My reading day took place on a sofa under a huge window, so in natural light. The TV was off all day except during meals. No radio, either. The phone was in another room. I read and read and read until my eyes wanted to fall out. It was good to know I could still focus like that.

I went to sleep at a reasonable hour, too. 10 or 11, I think. And I slept right through.

That hasn’t happened for months. Even the days I do get to sleep on time, I usually wake up a couple of times before my alarm goes off. Sometimes it takes a while to get back to sleep. Sometimes I wake up with just enough time before the alarm that I know it’s useless to try to fall asleep again. Whatever the circumstances, I am exhausted when I get to work.

Not this time.


I am an emotional eater. Events of the last couple of years have proven this over and over again, to my detriment. Like so many of us, I eat for comfort. Diabetes is not kind to this habit.
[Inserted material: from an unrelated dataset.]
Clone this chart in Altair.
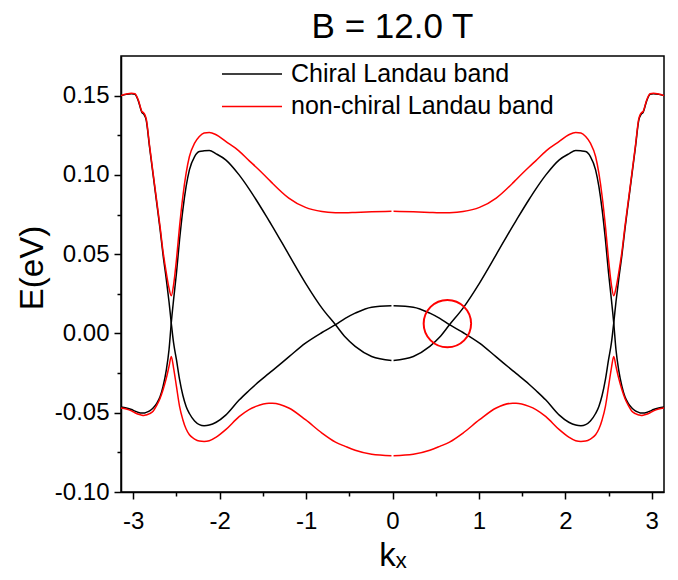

But books are. I can fall into the pages of a book as easily as I can fall into a bag of chips. And I don’t eat when I read. It messes up the book. (I am meticulous about my books. I never break the spine on a paperback and if the corners of pages in a book at the bookstore are folded, I will search through all the copies until I find the one that is least imperfect.) During my reading day, I only ate when hunger drove me to it, and only enough to not be hungry anymore.

It was always that way. Why did I forget that?


This one is the most important.

My attachment to books started during my recovery from meningitis. While re-learning to walk, the only thing I could do where I looked like all the other kids was reading. From then on, I consumed every book put in front of me, for better or worse (my mom handed me Anna Karenina when I was 9. I hated it, but I read it. Only took three years. Oedipus Rex was much faster. I was 10.) It was a great escape from a very hard life. Problem was, the hard things kept on coming, so I kept on reading. And who was going to tell a kid to stop reading so much?

It lessened a little for grown-up things like college and, well, work, but books still allowed me the space to handle my problems on my own schedule. And that’s what I lost when I stopped reading. TV can be entertaining. Podcasts, too. But you can never lose yourself in digital media like you can in a book. Everything is handed to you. There is no exercise of the consumer’s imagination in digital.

I admit it’s a fine line between allowing yourself to be consumed to the point of not dealing with your issues and using the escape of a book to help. All I know is that my anxiety level dropped by about 25% between the recovery of self and the space given by just one day (a day when nothing else was required of me and I wasn’t putting off other responsibilities). I am really glad to have that back, and I can see that books will remain important to me for reasons beyond the story.